Go here for more of our picks for the best PC games of 2015.


  1. thedosbox says:

    Yay, this was one of my favourite games of the year. It’s one of the few games which put a big cheshire cat grin on my face whenever I played it.

    Not sure why it’s being described as a co-op game though.

    • Malkara says:

      Looks like a mistake- the actual name of the article (and thus the likely intended category) is ‘best-physics-game’.

    • Todd Hawks says:

      Yeah, looks like copy paste error

  2. iambecomex says:

    Not only an enjoyable and charming game, but a good one for young kids, too. My nephew and niece, aged 7 and 5, got to grips with it pretty easily. It’s always nice to have my nephew asking to play something that is actually suitable for him, rather than what he’s seen being played on YouTube.

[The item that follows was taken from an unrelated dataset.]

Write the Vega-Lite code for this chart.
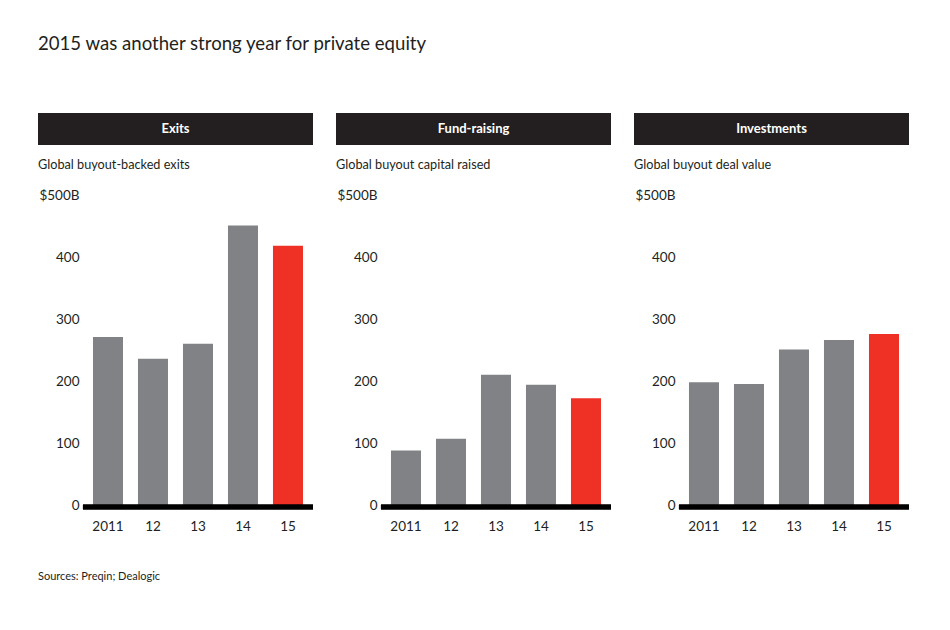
{
  "$schema": "https://vega.github.io/schema/vega-lite/v6.json",
  "background": "white",
  "padding": {"left": 38, "top": 35, "right": 10, "bottom": 10},
  "title": {"text": "2015 was another strong year for private equity", "anchor": "start", "fontSize": 18.6, "fontWeight": "normal", "font": "Lato", "color": "#231f20", "offset": 59},
  "datasets": {
    "panels": [
      {"panel": "Exits"},
      {"panel": "Fund-raising"},
      {"panel": "Investments"}
    ],
    "bars": [
      {"panel": "Exits", "year": "2011", "value": 271},
      {"panel": "Exits", "year": "12", "value": 236},
      {"panel": "Exits", "year": "13", "value": 260},
      {"panel": "Exits", "year": "14", "value": 451},
      {"panel": "Exits", "year": "15", "value": 418},
      {"panel": "Fund-raising", "year": "2011", "value": 88},
      {"panel": "Fund-raising", "year": "12", "value": 107},
      {"panel": "Fund-raising", "year": "13", "value": 210},
      {"panel": "Fund-raising", "year": "14", "value": 194},
      {"panel": "Fund-raising", "year": "15", "value": 172},
      {"panel": "Investments", "year": "2011", "value": 198},
      {"panel": "Investments", "year": "12", "value": 195},
      {"panel": "Investments", "year": "13", "value": 251},
      {"panel": "Investments", "year": "14", "value": 266},
      {"panel": "Investments", "year": "15", "value": 276}
    ]
  },
  "vconcat": [
    {
      "title": {"text": "Sources: Preqin; Dealogic", "orient": "bottom", "anchor": "start", "fontSize": 11, "fontWeight": "normal", "font": "Lato", "color": "#231f20", "offset": 38},
      "spacing": 20,
      "hconcat": [
        {
          "spacing": 14,
          "vconcat": [
            {
              "width": 275, "height": 32,
              "view": {"fill": "#231f20", "stroke": null},
              "data": {"name": "panels"},
              "transform": [{"filter": "datum.panel === 'Exits'"}],
              "mark": {"type": "text", "color": "white", "fontWeight": "bold", "fontSize": 13, "font": "Lato", "baseline": "middle"},
              "encoding": {"text": {"field": "panel"}}
            },
            {
              "width": 275, "height": 310,
              "title": {"text": "Global buyout-backed exits", "anchor": "start", "frame": "bounds", "fontSize": 12.7, "fontWeight": "normal", "font": "Lato", "color": "#231f20", "offset": 16},
              "data": {"name": "bars"},
              "transform": [{"filter": "datum.panel === 'Exits'"}],
              "layer": [
                {
                  "mark": {"type": "bar"},
                  "encoding": {
                    "x": {"field": "year", "type": "ordinal", "sort": null, "scale": {"paddingInner": 0.333, "paddingOuter": 0.722, "align": 0.846}, "axis": {"title": null, "labelAngle": 0, "ticks": false, "domain": false, "labelPadding": 14}},
                    "y": {"field": "value", "type": "quantitative", "scale": {"domain": [0, 500]}, "axis": {"title": null, "values": [0, 100, 200, 300, 400, 500], "labelExpr": "datum.value === 500 ? '$500B' : datum.label", "grid": false, "domain": false, "ticks": false, "labelPadding": 4, "offset": -45}},
                    "color": {"condition": {"test": "datum.year === '15'", "value": "#ee3124"}, "value": "#808285"}
                  }
                },
                {
                  "mark": {"type": "rule", "color": "black", "strokeWidth": 4.5, "strokeCap": "butt", "xOffset": -10, "x2Offset": 10, "yOffset": 2},
                  "encoding": {
                    "x": {"datum": "2011", "bandPosition": 0},
                    "x2": {"datum": "15", "bandPosition": 1},
                    "y": {"datum": 0}
                  }
                }
              ]
            }
          ]
        },
        {
          "spacing": 14,
          "vconcat": [
            {
              "width": 275, "height": 32,
              "view": {"fill": "#231f20", "stroke": null},
              "data": {"name": "panels"},
              "transform": [{"filter": "datum.panel === 'Fund-raising'"}],
              "mark": {"type": "text", "color": "white", "fontWeight": "bold", "fontSize": 13, "font": "Lato", "baseline": "middle"},
              "encoding": {"text": {"field": "panel"}}
            },
            {
              "width": 275, "height": 310,
              "title": {"text": "Global buyout capital raised", "anchor": "start", "frame": "bounds", "fontSize": 12.7, "fontWeight": "normal", "font": "Lato", "color": "#231f20", "offset": 16},
              "data": {"name": "bars"},
              "transform": [{"filter": "datum.panel === 'Fund-raising'"}],
              "layer": [
                {
                  "mark": {"type": "bar"},
                  "encoding": {
                    "x": {"field": "year", "type": "ordinal", "sort": null, "scale": {"paddingInner": 0.333, "paddingOuter": 0.722, "align": 0.846}, "axis": {"title": null, "labelAngle": 0, "ticks": false, "domain": false, "labelPadding": 14}},
                    "y": {"field": "value", "type": "quantitative", "scale": {"domain": [0, 500]}, "axis": {"title": null, "values": [0, 100, 200, 300, 400, 500], "labelExpr": "datum.value === 500 ? '$500B' : datum.label", "grid": false, "domain": false, "ticks": false, "labelPadding": 4, "offset": -45}},
                    "color": {"condition": {"test": "datum.year === '15'", "value": "#ee3124"}, "value": "#808285"}
                  }
                },
                {
                  "mark": {"type": "rule", "color": "black", "strokeWidth": 4.5, "strokeCap": "butt", "xOffset": -10, "x2Offset": 10, "yOffset": 2},
                  "encoding": {
                    "x": {"datum": "2011", "bandPosition": 0},
                    "x2": {"datum": "15", "bandPosition": 1},
                    "y": {"datum": 0}
                  }
                }
              ]
            }
          ]
        },
        {
          "spacing": 14,
          "vconcat": [
            {
              "width": 275, "height": 32,
              "view": {"fill": "#231f20", "stroke": null},
              "data": {"name": "panels"},
              "transform": [{"filter": "datum.panel === 'Investments'"}],
              "mark": {"type": "text", "color": "white", "fontWeight": "bold", "fontSize": 13, "font": "Lato", "baseline": "middle"},
              "encoding": {"text": {"field": "panel"}}
            },
            {
              "width": 275, "height": 310,
              "title": {"text": "Global buyout deal value", "anchor": "start", "frame": "bounds", "fontSize": 12.7, "fontWeight": "normal", "font": "Lato", "color": "#231f20", "offset": 16},
              "data": {"name": "bars"},
              "transform": [{"filter": "datum.panel === 'Investments'"}],
              "layer": [
                {
                  "mark": {"type": "bar"},
                  "encoding": {
                    "x": {"field": "year", "type": "ordinal", "sort": null, "scale": {"paddingInner": 0.333, "paddingOuter": 0.722, "align": 0.846}, "axis": {"title": null, "labelAngle": 0, "ticks": false, "domain": false, "labelPadding": 14}},
                    "y": {"field": "value", "type": "quantitative", "scale": {"domain": [0, 500]}, "axis": {"title": null, "values": [0, 100, 200, 300, 400, 500], "labelExpr": "datum.value === 500 ? '$500B' : datum.label", "grid": false, "domain": false, "ticks": false, "labelPadding": 4, "offset": -45}},
                    "color": {"condition": {"test": "datum.year === '15'", "value": "#ee3124"}, "value": "#808285"}
                  }
                },
                {
                  "mark": {"type": "rule", "color": "black", "strokeWidth": 4.5, "strokeCap": "butt", "xOffset": -10, "x2Offset": 10, "yOffset": 2},
                  "encoding": {
                    "x": {"datum": "2011", "bandPosition": 0},
                    "x2": {"datum": "15", "bandPosition": 1},
                    "y": {"datum": 0}
                  }
                }
              ]
            }
          ]
        }
      ]
    }
  ],
  "config": {
    "view": {"stroke": null},
    "font": "Lato",
    "axis": {"labelFont": "Lato", "labelFontSize": 13.5, "labelColor": "#231f20"}
  }
}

  3. mashkeyboardgetusername says:

    Great little game. Something about BUD and the feel of the game meant that even when he stumbled off an edge I never got frustrated. The metroidvania aspects, as you unlock/discover more ways to move around, were nice too.

  4. basilisk says:

    Besides being absolutely lovely, Grow Home has the most amazing progression curve I’ve ever seen in a game, from a tiny robot who’s having trouble climbing on a small boulder to something huge and majestic and beautiful. What an incredibly charming game.

    • Harlander says:

      Did you mean “… to a tiny robot having trouble climbing up something huge, majestic and beautiful”?

      Delightful game, and pretty compelling too, especially when you get into the zone of flinging BUD about like some kind of angular monkey.

  5. tr76 says:

    Such a lovely game, BUD is absolutely adorable!

  6. Rhodokasaurus says:

    I agree that this is one of the best games of the year. I love how even though it’s all flat-colored polygons, the lighting gives everything a soft velvety look.

    It’s a damn shame it sold so poorly. Even at $8.00 it couldn’t break 100k sales in the first year, which if I were Ubisoft would discourage me from funding more indie games.

    Here’s where I get on my soapbox and say “Fucking kids, can’t appreciate a damn thing unless its about shooting people in drab photo-real environments”.

  7. Urthman says:

    This was my favorite game of the year. The movement mechanics are so much fun and movement becomes more and more delightful as you unlock more ways to move around the environment (I count eight distinct modes of player-controlled movement, not counting just falling from a great height).

    This game gave me the best feeling of don’t-look-down-I’m-way-too-high-up vertigo since Giants: Citizen Kabuto.

    And it’s such a charming environment with adorable animals everywhere and lots of nifty secret places to find.

  8. Banks says:

    I loved this too, such a joy to play and explore.

  9. Toupee says:

    I love love love this game.

  10. InternetBatman says:

    I love Grow Home. I have to say the game gets more fun the more you play. Discovering secret caves and the hanglider leaf is a fun experience. I wish I had more to do in it, or could play a sequel.

  11. Zekiel says:

    John’s original review described this game as “lovely” and I completely agree. It was a little frustrating in places, but the sense of wonder at discovering new bits of vertical world, and delight at watching BUD totter about completely made up for it. Marvellous.

  12. Bassem says:

    Absolutely love this game. I want more of it, I want more worlds to explore – the early concept art looked so promising. I wish they’d give us more. I would happily pay for it.